#### GIVEN DATA:

::::::::

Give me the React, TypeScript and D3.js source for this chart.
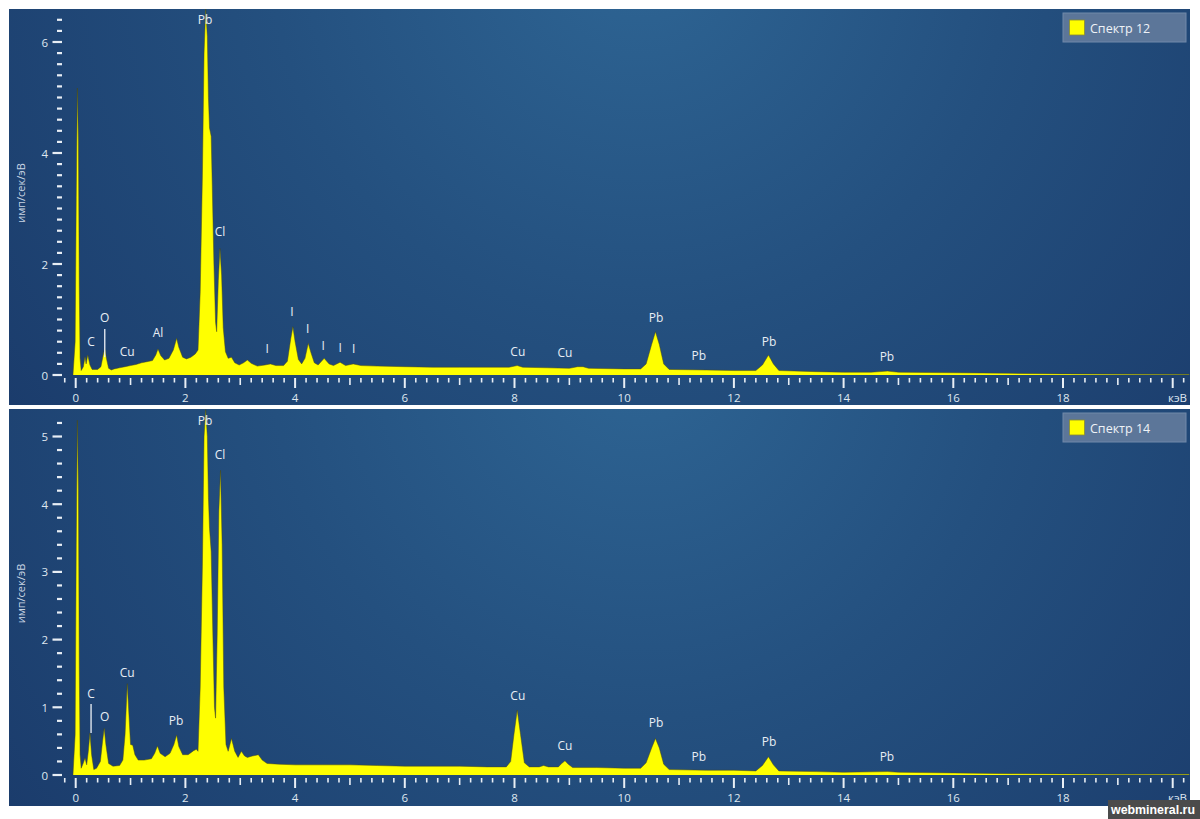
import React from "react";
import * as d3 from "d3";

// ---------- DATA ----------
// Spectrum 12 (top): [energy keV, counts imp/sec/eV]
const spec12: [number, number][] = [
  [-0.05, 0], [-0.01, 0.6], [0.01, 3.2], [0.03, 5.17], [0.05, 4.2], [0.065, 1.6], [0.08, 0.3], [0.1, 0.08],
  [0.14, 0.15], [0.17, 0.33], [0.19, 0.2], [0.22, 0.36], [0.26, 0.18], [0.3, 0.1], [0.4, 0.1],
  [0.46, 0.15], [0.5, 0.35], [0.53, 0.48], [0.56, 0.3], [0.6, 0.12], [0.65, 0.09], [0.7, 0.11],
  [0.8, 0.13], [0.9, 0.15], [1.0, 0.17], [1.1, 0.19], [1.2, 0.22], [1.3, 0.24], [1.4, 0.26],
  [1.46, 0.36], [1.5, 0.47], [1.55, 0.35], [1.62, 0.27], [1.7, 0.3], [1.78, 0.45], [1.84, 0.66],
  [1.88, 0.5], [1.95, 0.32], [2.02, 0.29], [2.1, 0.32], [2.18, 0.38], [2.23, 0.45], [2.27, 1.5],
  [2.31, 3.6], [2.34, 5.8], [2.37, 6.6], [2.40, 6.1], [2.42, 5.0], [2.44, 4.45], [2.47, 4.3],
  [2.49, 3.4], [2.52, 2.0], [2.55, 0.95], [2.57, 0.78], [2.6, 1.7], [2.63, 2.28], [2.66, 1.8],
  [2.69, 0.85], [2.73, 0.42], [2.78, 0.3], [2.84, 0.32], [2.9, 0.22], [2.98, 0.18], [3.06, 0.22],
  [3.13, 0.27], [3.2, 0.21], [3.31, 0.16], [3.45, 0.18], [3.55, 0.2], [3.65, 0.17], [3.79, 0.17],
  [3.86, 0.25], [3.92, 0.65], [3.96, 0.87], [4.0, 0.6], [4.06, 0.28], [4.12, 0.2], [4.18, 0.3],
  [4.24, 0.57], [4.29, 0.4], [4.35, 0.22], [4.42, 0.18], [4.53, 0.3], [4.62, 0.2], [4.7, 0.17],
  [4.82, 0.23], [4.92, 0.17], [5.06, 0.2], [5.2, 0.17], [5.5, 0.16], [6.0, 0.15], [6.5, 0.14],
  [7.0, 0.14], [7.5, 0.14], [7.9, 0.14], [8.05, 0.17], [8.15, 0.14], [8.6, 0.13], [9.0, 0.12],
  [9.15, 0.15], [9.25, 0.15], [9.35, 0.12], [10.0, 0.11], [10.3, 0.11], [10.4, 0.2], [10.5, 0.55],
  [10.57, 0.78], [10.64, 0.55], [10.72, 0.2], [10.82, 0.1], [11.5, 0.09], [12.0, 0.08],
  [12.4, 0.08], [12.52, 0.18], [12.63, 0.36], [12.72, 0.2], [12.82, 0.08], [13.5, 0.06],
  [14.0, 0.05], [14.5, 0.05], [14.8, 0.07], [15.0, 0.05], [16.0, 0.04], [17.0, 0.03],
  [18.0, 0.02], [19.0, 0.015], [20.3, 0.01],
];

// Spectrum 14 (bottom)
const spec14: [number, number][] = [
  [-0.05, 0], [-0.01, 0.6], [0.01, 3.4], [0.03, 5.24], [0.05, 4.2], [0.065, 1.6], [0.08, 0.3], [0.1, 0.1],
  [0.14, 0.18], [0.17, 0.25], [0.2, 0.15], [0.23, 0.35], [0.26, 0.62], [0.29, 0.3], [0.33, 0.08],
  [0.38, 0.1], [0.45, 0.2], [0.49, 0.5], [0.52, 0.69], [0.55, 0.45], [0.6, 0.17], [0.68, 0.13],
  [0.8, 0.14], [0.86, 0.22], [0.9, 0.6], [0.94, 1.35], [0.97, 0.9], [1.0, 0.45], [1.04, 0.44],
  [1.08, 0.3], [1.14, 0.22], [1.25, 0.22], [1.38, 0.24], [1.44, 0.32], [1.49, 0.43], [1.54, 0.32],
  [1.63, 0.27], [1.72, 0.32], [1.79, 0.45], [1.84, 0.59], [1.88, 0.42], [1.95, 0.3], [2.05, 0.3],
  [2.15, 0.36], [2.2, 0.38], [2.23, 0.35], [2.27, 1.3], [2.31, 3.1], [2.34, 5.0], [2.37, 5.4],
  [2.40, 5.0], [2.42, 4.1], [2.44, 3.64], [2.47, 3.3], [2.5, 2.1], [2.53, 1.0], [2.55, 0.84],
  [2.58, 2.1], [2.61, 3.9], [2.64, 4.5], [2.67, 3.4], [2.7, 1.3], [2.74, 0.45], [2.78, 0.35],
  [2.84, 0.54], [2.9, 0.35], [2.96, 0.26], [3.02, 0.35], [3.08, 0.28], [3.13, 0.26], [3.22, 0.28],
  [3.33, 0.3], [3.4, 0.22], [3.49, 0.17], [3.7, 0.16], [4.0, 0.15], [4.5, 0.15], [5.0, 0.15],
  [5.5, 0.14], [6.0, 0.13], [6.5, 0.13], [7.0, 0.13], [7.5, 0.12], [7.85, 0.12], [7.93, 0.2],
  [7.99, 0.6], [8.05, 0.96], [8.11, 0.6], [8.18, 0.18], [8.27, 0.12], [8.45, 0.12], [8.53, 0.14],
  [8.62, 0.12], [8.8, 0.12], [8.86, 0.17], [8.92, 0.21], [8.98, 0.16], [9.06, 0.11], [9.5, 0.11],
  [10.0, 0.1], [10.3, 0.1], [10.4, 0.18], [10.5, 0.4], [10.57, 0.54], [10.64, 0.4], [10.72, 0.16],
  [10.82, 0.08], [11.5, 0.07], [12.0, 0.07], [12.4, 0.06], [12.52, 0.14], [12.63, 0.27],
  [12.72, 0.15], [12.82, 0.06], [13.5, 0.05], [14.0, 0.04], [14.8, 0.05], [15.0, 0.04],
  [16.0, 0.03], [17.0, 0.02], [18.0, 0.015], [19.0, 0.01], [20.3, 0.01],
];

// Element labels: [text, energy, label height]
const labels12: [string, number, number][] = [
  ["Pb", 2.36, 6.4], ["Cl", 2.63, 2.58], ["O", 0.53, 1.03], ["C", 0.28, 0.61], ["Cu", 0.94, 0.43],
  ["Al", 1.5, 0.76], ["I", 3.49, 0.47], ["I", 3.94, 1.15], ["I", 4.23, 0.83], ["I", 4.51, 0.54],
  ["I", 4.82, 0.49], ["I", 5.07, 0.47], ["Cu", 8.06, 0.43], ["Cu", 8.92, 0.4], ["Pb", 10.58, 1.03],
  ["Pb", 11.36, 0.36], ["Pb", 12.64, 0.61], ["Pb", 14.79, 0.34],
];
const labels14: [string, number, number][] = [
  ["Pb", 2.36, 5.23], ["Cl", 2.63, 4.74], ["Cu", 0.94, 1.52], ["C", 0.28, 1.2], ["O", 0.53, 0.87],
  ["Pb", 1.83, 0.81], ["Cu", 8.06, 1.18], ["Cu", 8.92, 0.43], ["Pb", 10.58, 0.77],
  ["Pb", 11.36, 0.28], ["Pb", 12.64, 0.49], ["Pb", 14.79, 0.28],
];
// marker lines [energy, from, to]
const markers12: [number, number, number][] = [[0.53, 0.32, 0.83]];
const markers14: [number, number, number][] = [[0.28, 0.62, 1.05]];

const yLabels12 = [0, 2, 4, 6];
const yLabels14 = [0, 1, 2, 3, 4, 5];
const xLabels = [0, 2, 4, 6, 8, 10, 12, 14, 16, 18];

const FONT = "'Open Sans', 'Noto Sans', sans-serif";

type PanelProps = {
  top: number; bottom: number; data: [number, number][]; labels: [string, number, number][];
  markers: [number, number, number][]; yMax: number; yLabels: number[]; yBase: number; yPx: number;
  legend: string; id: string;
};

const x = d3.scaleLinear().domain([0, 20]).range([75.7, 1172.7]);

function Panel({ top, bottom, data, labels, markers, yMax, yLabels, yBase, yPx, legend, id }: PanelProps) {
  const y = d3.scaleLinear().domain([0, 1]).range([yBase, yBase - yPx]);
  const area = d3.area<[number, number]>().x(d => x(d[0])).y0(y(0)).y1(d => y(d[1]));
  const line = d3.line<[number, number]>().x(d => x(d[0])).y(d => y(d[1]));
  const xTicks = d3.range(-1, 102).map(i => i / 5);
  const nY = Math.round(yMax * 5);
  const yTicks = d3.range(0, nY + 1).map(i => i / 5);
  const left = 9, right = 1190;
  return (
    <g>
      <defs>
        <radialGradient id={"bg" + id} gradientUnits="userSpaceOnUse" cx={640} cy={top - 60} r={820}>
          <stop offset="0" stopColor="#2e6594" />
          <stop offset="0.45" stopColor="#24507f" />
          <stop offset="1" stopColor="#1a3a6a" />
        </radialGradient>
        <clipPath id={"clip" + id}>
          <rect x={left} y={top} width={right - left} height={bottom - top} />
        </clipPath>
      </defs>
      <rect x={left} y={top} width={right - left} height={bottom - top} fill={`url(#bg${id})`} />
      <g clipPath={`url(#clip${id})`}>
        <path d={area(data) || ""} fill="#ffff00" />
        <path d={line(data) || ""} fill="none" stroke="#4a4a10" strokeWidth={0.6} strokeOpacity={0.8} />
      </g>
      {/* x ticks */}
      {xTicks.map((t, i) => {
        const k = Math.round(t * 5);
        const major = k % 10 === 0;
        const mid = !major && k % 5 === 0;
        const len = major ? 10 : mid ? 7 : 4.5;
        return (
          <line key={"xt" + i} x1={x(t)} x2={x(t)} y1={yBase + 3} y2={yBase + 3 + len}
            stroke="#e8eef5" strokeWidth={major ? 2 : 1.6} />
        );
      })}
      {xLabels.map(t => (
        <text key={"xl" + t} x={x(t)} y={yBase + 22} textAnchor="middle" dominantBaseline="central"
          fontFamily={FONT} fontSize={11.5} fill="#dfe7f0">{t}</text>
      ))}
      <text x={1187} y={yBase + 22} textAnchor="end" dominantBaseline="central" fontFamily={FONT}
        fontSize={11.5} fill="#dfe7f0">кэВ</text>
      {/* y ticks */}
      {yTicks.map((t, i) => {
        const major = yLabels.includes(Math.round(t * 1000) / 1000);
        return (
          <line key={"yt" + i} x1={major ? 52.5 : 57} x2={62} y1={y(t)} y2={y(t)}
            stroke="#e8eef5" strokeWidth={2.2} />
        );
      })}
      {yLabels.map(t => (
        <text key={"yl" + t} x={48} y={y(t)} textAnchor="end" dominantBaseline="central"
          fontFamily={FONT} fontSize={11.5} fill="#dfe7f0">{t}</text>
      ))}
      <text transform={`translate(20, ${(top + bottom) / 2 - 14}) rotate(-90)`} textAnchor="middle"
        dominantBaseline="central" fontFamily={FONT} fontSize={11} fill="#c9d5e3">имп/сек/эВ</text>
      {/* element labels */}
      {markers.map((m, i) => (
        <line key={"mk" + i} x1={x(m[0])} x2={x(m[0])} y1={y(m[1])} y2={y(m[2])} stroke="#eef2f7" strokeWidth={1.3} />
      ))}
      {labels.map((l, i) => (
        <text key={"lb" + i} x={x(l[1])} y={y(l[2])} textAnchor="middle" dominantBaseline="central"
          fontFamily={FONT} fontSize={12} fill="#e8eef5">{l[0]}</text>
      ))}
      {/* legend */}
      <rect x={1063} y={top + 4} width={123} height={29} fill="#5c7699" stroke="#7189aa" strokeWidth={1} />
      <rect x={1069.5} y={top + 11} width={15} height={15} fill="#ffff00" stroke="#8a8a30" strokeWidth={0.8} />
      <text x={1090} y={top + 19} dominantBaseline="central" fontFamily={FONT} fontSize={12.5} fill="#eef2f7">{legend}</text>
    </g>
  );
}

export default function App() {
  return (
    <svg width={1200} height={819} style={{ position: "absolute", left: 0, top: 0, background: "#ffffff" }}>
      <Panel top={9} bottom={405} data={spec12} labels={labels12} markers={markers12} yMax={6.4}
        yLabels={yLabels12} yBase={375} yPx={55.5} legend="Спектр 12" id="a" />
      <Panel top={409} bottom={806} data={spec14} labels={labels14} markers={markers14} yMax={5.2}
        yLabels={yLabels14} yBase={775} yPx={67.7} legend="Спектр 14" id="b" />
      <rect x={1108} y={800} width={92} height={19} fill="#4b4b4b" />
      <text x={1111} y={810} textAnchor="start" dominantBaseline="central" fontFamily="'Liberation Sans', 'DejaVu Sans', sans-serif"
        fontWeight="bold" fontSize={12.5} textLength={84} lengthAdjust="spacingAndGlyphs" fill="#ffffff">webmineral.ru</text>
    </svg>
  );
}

::::::::

#### TO BE DONE:
Copy every line in the listing above where the string "React" turns up.

#### RESPONSE:
Give me the React, TypeScript and D3.js source for this chart.
import React from "react";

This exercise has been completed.